ITEM 1.  CHANGES IN CONTROL OF REGISTRANT.

(B)       On December 22, 1996, Home Beneficial Corporation (the "Corporation")
     entered into an Agreement and Plan of Merger (the "Merger Agreement") with
     American General Corporation ("American General") and AGC Life Insurance
     Company, a wholly owned subsidiary of American General ("Sub").  The Merger
     Agreement provides for the merger (the "Merger") of the Corporation with
     and into Sub, subject to the terms and conditions set forth therein.
     Pursuant to the terms of the Merger Agreement, each stockholder of the
     Corporation will have the right to elect to receive, in exchange for each
     share of common stock of the Corporation, shares of common stock of
     American General, cash consideration of $39.00 per share of common stock of
     the Corporation, or any combination thereof (subject to certain proration
     limitations as further described in the Merger Agreement).  Total cash
     elections by the Corporation's shareholders will be limited to 50 percent
     of the aggregate consideration, while stock elections will be limited to 75
     percent.  The Merger is intended to be a tax-free transaction for all
     stockholders of the Corporation who elect stock.  The exchange ratio for
     American General common stock will be determined by dividing $39.00 by an
     average trading price of American General common stock prior to closing and
     is subject to a maximum of 1.1143 shares of American General for each Home
     Beneficial Corporation common share.  The consideration per share may be
     reduced by up to $0.55 per share if, and to the extent that, the
     Corporation's life insurance subsidiary, Home Beneficial Life Insurance
     Corporation, pays a dividend of less than $250 million to the Corporation
     prior to the closing of the Merger.

          Consummation of the Merger is subject to the approval of the
Corporation's stockholders and certain regulatory authorities, and the
satisfaction or waiver of various other conditions as more fully described in
the Merger Agreement.  There can be no assurance that the Merger will be
consummated.

                                       2

 
ITEM 7.  FINANCIAL STATEMENTS AND EXHIBITS.

(C) EXHIBITS.

2   Agreement and Plan of Merger, dated as of December 22, 1996, among American
General Corporation, AGC Life Insurance Company and the Corporation, together
with a list of omitted schedules and exhibits and an undertaking of the
registrant to furnish supplementally a copy of any such omitted schedule or
exhibit to the Securities and Exchange Commission upon request.

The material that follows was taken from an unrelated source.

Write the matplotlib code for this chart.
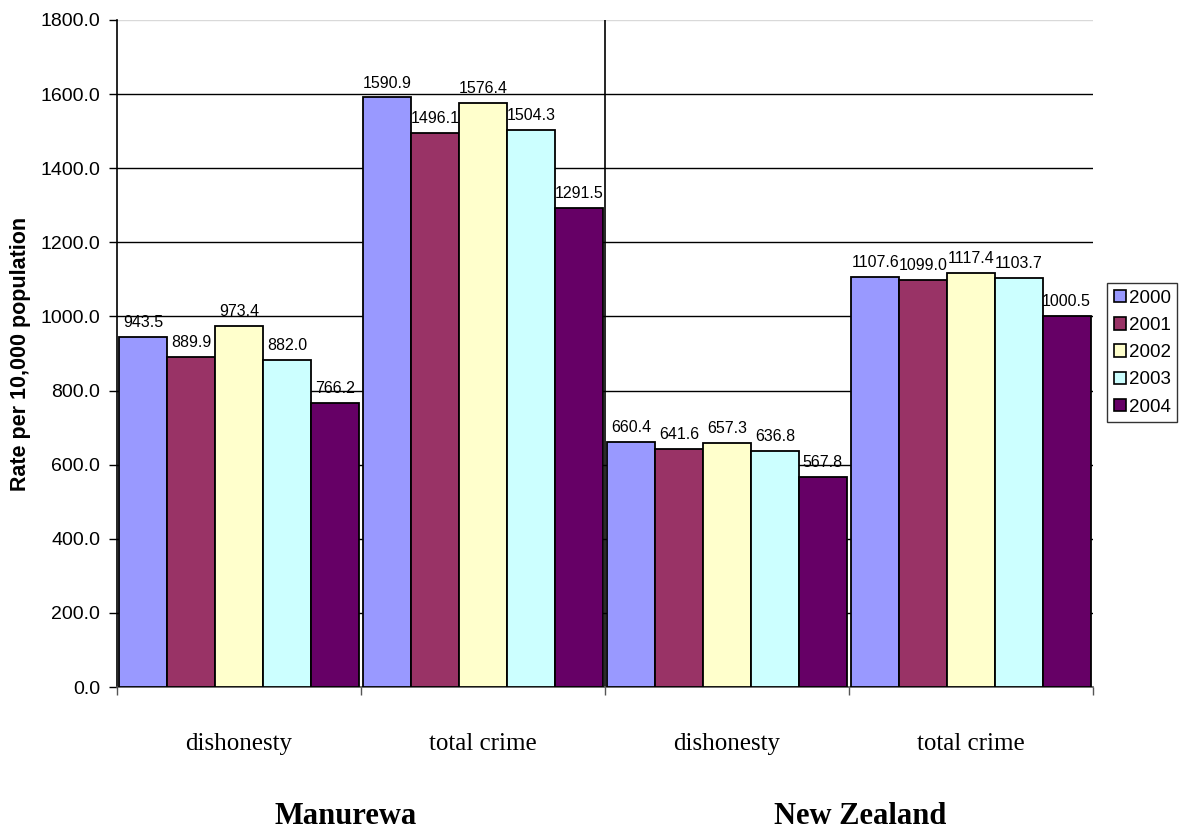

99  Press Release, dated December 23, 1996.

                                       3

 
          Pursuant to the requirements of the Securities Exchange Act of 1934,
the registrant has duly caused this report to be signed on its behalf by the
undersigned here unto duly authorized.

                              HOME BENEFICIAL CORPORATION



Date: 12/26/96                By /s/ Hugh D. Garnett
                                 ---------------------------
                                 Name: Hugh D. Garnett
                                 Title: Vice President &
                                        Controller

                                       4

 
                                 EXHIBIT INDEX
 
 
 Exhibit                    Exhibit                    
 Number                   Description                  
 --------                 ------------                 

 2          Agreement and Plan of Merger, dated as of  
            December 22, 1996, among American General
            Corporation, AGC Life Insurance Company
            and the Corporation, together with a list
            of omitted schedules and exhibits and an
            undertaking of the registrant to furnish
            supplementally a copy of any such omitted
            schedule or exhibit to the Securities and
            Exchange Commission upon request

 99         Press Release, dated December 23, 1996.